TR: What about the two slow, song-like, percussion-less pieces, “Bordeaux Bender” (which seems reminiscent of another piece of yours, or have you played it in other groups?) and “Full Circle” – in jazz terms one could think of them as ballads and they bring into focus the more lyrical/melodic side of your composing and playing. What’s the inspiration for them? The definitely have a different feel from the rest of the record…
GG: For “Bordeaux Bender” I was looking to develop a 3-part invention with each new part revealing more information and re-contextualizing the original melody. I wanted the piece to welcome more exploratory improvisation that was harmonically ambiguous. I felt it would make sense with Hank and Mark and feel comfortable and lead to some untypical spaces for the oud. “Full Circle “to me seems like a standard and territory that we were all familiar with. That piece was written really quickly and I wasn’t sure it would work in this context but I was pleasantly surprised and find myself singing that tune in my head often.
TR: What about west Africa? “Boubacar”, a tribute to Malian guiatist Boubacar Traore, must be based on traditional licks that would originally have been played on a kora or ngoni, so it’s intriguing to hear them played on the oud. How did you get interested in west African music, and was it one of the influences at play in your improvised guitar work on Ghost Lights?
GG: This piece was actually written about 14 years ago and I had forgotten about it. I fell in love with Boubacar’s music then and wrote a few pieces that are really influenced by his melodic sense. It is a recurring theme in many projects and definitely present on Ghost Lights. For that record the connection between Benoît and Kenton and their rhythmic language being very influenced by west African music in general brought that out. I feel the connection to that language on the oud through Sudanese music as well, so that sound has a definite history on the instrument. I have not formally studied Sudanese or Malian music but am drawing my own connections on the instrument and trying to pay homage.
TR: Are you curious about other near and middle-eastern stringed instruments (saz, tar, setar etc.), I mean to the point of wanting to play them, or is the oud enough of a challenge and reward?
GG: I am but not to the point of playing them. Focusing on the guitar and oud is enough.

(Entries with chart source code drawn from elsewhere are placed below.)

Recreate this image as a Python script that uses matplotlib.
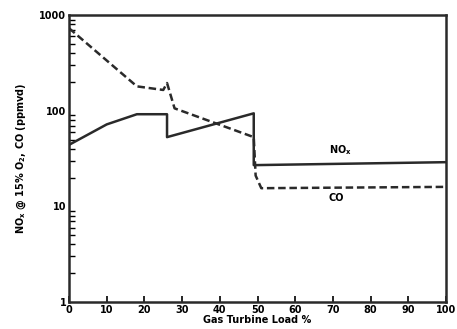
import matplotlib
matplotlib.use("Agg")
import matplotlib.pyplot as plt
from matplotlib.ticker import LogLocator, FixedLocator, NullFormatter

# Valeurs
charge_nox = [0, 10, 18, 26, 26, 49, 49, 100]
nox = [44, 72, 92, 92, 53, 94, 27, 29]

charge_co = [0, 18, 25, 26, 28, 49, 49.5, 51, 100]
co = [730, 180, 165, 195, 106, 53, 21, 15.5, 16]

x_ticks = [0, 10, 20, 30, 40, 50, 60, 70, 80, 90, 100]
y_ticks = [1, 10, 100, 1000]

plt.rcParams["font.family"] = "DejaVu Sans"
plt.rcParams["font.weight"] = "bold"
plt.rcParams["mathtext.default"] = "bf"

fig = plt.figure(figsize=(4.57, 3.29), dpi=100)
ax = fig.add_axes([0.151, 0.082, 0.825, 0.872])

ax.plot(charge_nox, nox, color="#2a2a2a", linewidth=1.8)
ax.plot(charge_co, co, color="#2a2a2a", linewidth=1.8, linestyle=(0, (3, 1.5)))

ax.set_yscale("log")
ax.set_xlim(0, 100)
ax.set_ylim(1, 1000)

ax.xaxis.set_major_locator(FixedLocator(x_ticks))
ax.set_xticklabels([str(t) for t in x_ticks], fontsize=7, fontweight="bold")
ax.yaxis.set_major_locator(FixedLocator(y_ticks))
ax.set_yticklabels([str(t) for t in y_ticks], fontsize=7, fontweight="bold")
ax.yaxis.set_minor_locator(LogLocator(base=10, subs=range(2, 10)))
ax.yaxis.set_minor_formatter(NullFormatter())

ax.tick_params(axis="x", direction="in", length=4, width=1.2, pad=2)
ax.tick_params(axis="y", which="major", direction="in", length=0, pad=2)
ax.tick_params(axis="y", which="minor", direction="in", length=4, width=1)

for s in ax.spines.values():
    s.set_linewidth(1.8)
    s.set_color("#2a2a2a")

ax.text(72, 38.5, "NO$_x$", fontsize=7, ha="center", va="center")
ax.text(71, 12.2, "CO", fontsize=7, ha="center", va="center")

ax.set_xlabel("Gas Turbine Load %", fontsize=7, fontweight="bold", labelpad=0)
ax.set_ylabel("NO$_x$ @ 15% O$_2$, CO (ppmvd)", fontsize=7, fontweight="bold", labelpad=8)

plt.savefig("out.png", dpi=100)
plt.close()
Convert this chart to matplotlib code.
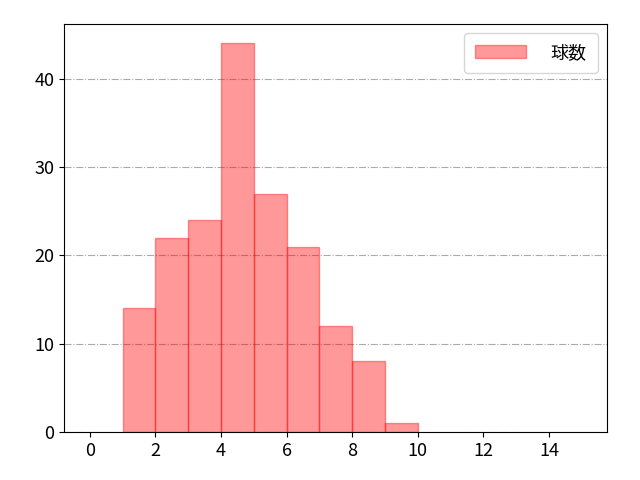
import matplotlib
matplotlib.use("Agg")
import matplotlib.pyplot as plt

plt.rcParams['font.family'] = ['Noto Sans CJK JP', 'DejaVu Sans']

bin_edges = [1, 2, 3, 4, 5, 6, 7, 8, 9, 10]
counts = [14, 22, 24, 44, 27, 21, 12, 8, 1]

fig, ax = plt.subplots(figsize=(6.4, 4.8), dpi=100)
ax.hist(bin_edges[:-1], bins=bin_edges, weights=counts, color='#ff0000', alpha=0.4,
        edgecolor='#ff0000', linewidth=1, label='球数')
ax.set_xlim(-0.79, 15.76)
ax.set_ylim(0, 46.2)
ax.set_xticks(range(0, 15, 2))
ax.set_yticks([0, 10, 20, 30, 40])
ax.yaxis.grid(True, linestyle='-.', color='#aaaaaa', linewidth=0.8)
ax.set_axisbelow(True)
ax.tick_params(labelsize=13)
ax.legend(loc='upper right', fontsize=13, handlelength=2.8, handletextpad=1.4,
          borderpad=0.6)
fig.subplots_adjust(left=0.1, right=0.948, top=0.95, bottom=0.1)
fig.savefig('out.png')
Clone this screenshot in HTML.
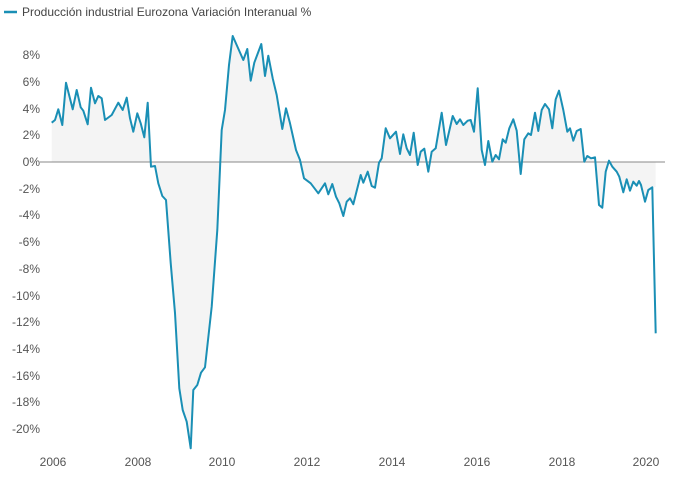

It’s taken a long time to get to the point where I feel I have something to say on these two instruments and I still have so far to go that adding another instrument would just be too much. That said.. I really wish I could play sarod…
TR: I hear you’re already planning a 2nd Marrow recording – any thoughts about where you’re heading next with this group?
GG: We’re going to be developing out in all the directions that have been presented with this album and moving forward! …and we are going to have some special guests – if everything works out well we will have some amazing vocals and trumpet on the next one.